§ **YOUR OBJECTIVE**
Copy out each line below that has the word "React" in it.

§ **RECORDS**
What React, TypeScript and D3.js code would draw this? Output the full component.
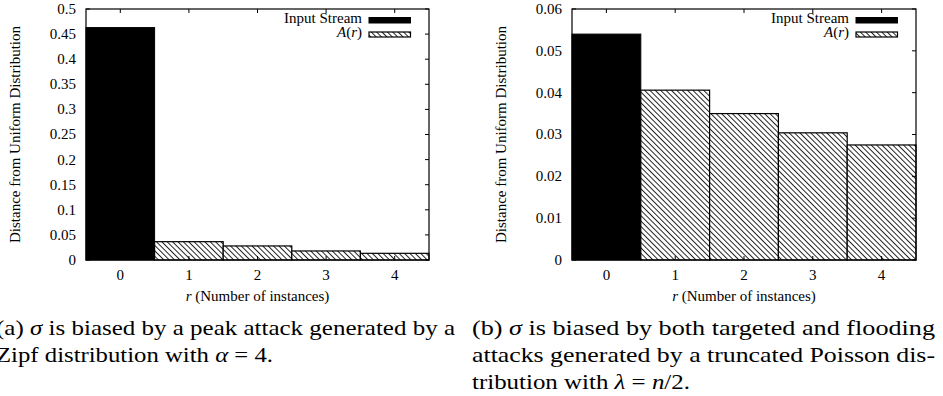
import React from 'react';
import * as d3 from 'd3';

// ---------- data ----------
const rCategories = [0, 1, 2, 3, 4];
const xTickLabels = ['0', '1', '2', '3', '4'];

// (a) Zipf, alpha = 4
const zipfInputStream = [0.463]; // r = 0
const zipfAr = [0.0365, 0.028, 0.018, 0.0133]; // r = 1..4
const zipfYTicks = [0, 0.05, 0.1, 0.15, 0.2, 0.25, 0.3, 0.35, 0.4, 0.45, 0.5];
const zipfYTickLabels = ['0', '0.05', '0.1', '0.15', '0.2', '0.25', '0.3', '0.35', '0.4', '0.45', '0.5'];

// (b) truncated Poisson, lambda = n/2
const poissonInputStream = [0.054]; // r = 0
const poissonAr = [0.0406, 0.035, 0.0304, 0.0275]; // r = 1..4
const poissonYTicks = [0, 0.01, 0.02, 0.03, 0.04, 0.05, 0.06];
const poissonYTickLabels = ['0', '0.01', '0.02', '0.03', '0.04', '0.05', '0.06'];

const yAxisTitle = 'Distance from Uniform Distribution';
const xAxisTitle = '(Number of instances)';
const legendInput = 'Input Stream';

type Seg = { t: string; i?: boolean };
const captionA: Seg[][] = [
  [{ t: '(a) ' }, { t: 'σ', i: true }, { t: ' is biased by a peak attack generated by a' }],
  [{ t: 'Zipf distribution with ' }, { t: 'α', i: true }, { t: ' = 4.' }],
];
const captionB: Seg[][] = [
  [{ t: '(b) ' }, { t: 'σ', i: true }, { t: ' is biased by both targeted and flooding' }],
  [{ t: 'attacks generated by a truncated Poisson dis-' }],
  [{ t: 'tribution with ' }, { t: 'λ', i: true }, { t: ' = ' }, { t: 'n', i: true }, { t: '/2.' }],
];

const FONT = 'Liberation Serif, Times New Roman, Times, DejaVu Serif, serif';

type PanelProps = {
  left: number; right: number; top: number; bottom: number;
  yMax: number; yTicks: number[]; yTickLabels: string[];
  inputStream: number[]; ar: number[]; patternId: string;
};

function Panel(p: PanelProps) {
  const x = d3.scaleLinear().domain([-0.5, 4.5]).range([p.left, p.right]);
  const y = d3.scaleLinear().domain([0, p.yMax]).range([p.bottom, p.top]);
  const tick = 4;
  const inputBars = p.inputStream.map((v, i) => ({ r: rCategories[i], v }));
  const arBars = p.ar.map((v, i) => ({ r: rCategories[i + p.inputStream.length], v }));
  const midY = (p.top + p.bottom) / 2;
  return (
    <g style={{ fontFamily: FONT, fontSize: '15px' }} fill="#000">
      {inputBars.map((b) => (
        <rect key={'in' + b.r} x={x(b.r - 0.5)} y={y(b.v)} width={x(b.r + 0.5) - x(b.r - 0.5)}
          height={y(0) - y(b.v)} fill="#000" stroke="#000" strokeWidth={1} />
      ))}
      {arBars.map((b) => (
        <rect key={'ar' + b.r} x={x(b.r - 0.5)} y={y(b.v)} width={x(b.r + 0.5) - x(b.r - 0.5)}
          height={y(0) - y(b.v)} fill={`url(#${p.patternId})`} stroke="#000" strokeWidth={1.2} />
      ))}
      {p.yTicks.map((t, i) => (
        <g key={'yt' + i}>
          <line x1={p.left} x2={p.left + tick} y1={y(t)} y2={y(t)} stroke="#000" />
          <line x1={p.right} x2={p.right - tick} y1={y(t)} y2={y(t)} stroke="#000" />
          <text x={p.left - 10} y={y(t)} dy="0.33em" textAnchor="end">{p.yTickLabels[i]}</text>
        </g>
      ))}
      {rCategories.map((r, i) => (
        <g key={'xt' + i}>
          <line x1={x(r)} x2={x(r)} y1={p.bottom} y2={p.bottom - tick} stroke="#000" />
          <line x1={x(r)} x2={x(r)} y1={p.top} y2={p.top + tick} stroke="#000" />
          <text x={x(r)} y={p.bottom + 20} textAnchor="middle">{xTickLabels[i]}</text>
        </g>
      ))}
      <rect x={p.left} y={p.top} width={p.right - p.left} height={p.bottom - p.top}
        fill="none" stroke="#000" strokeWidth={1.2} />
      <text x={(p.left + p.right) / 2} y={p.bottom + 41} textAnchor="middle">
        <tspan fontStyle="italic">r</tspan> {xAxisTitle}
      </text>
      <text transform={`translate(${p.left - 66},${midY}) rotate(-90)`} textAnchor="middle">{yAxisTitle}</text>
      <text x={p.right - 67} y={p.top + 13.5} textAnchor="end">{legendInput}</text>
      <rect x={p.right - 60} y={p.top + 8.5} width={41.5} height={5.5} fill="#000" stroke="#000" />
      <text x={p.right - 67} y={p.top + 27.5} textAnchor="end">
        <tspan fontStyle="italic">A</tspan>(<tspan fontStyle="italic">r</tspan>)
      </text>
      <rect x={p.right - 60} y={p.top + 23} width={41.5} height={5} fill={`url(#${p.patternId})`} stroke="#000" strokeWidth={1.2} />
    </g>
  );
}

function Caption({ lines, x, ends, y0 }: { lines: Seg[][]; x: number; ends: number[]; y0: number }) {
  return (
    <g style={{ fontFamily: FONT, fontSize: '21px' }} fill="#000">
      {lines.map((segs, li) => (
        <text key={li} x={x} y={y0 + li * 26.8} textLength={ends[li] - x} lengthAdjust="spacingAndGlyphs">
          {segs.map((s, si) => (
            <tspan key={si} fontStyle={s.i ? 'italic' : 'normal'}>{s.t}</tspan>
          ))}
        </text>
      ))}
    </g>
  );
}

export default function App() {
  return (
    <svg width={943} height={396} style={{ position: 'absolute', left: 0, top: 0, background: '#fff' }}>
      <defs>
        {['hatchA', 'hatchB'].map((id) => (
          <pattern key={id} id={id} patternUnits="userSpaceOnUse" width={3.8} height={3.8} patternTransform="rotate(-45)">
            <rect width={3.8} height={3.8} fill="#fff" />
            <line x1={0.5} y1={0} x2={0.5} y2={3.8} stroke="#000" strokeWidth={0.85} />
          </pattern>
        ))}
      </defs>
      <rect width={943} height={396} fill="#fff" />
      <Panel left={86} right={429} top={9} bottom={260} yMax={0.5} yTicks={zipfYTicks}
        yTickLabels={zipfYTickLabels} inputStream={zipfInputStream} ar={zipfAr} patternId="hatchA" />
      <Panel left={572} right={916} top={9} bottom={260} yMax={0.06} yTicks={poissonYTicks}
        yTickLabels={poissonYTickLabels} inputStream={poissonInputStream} ar={poissonAr} patternId="hatchB" />
      <Caption lines={captionA} x={-4} ends={[455, 273]} y0={335} />
      <Caption lines={captionB} x={472} ends={[935, 935, 690]} y0={335} />
    </svg>
  );
}
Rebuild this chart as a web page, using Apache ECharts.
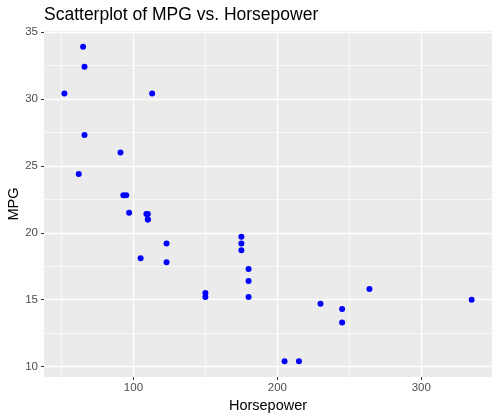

§ **TASK ANSWER**
What React, TypeScript and D3.js code would draw this? Output the full component.
import React from 'react';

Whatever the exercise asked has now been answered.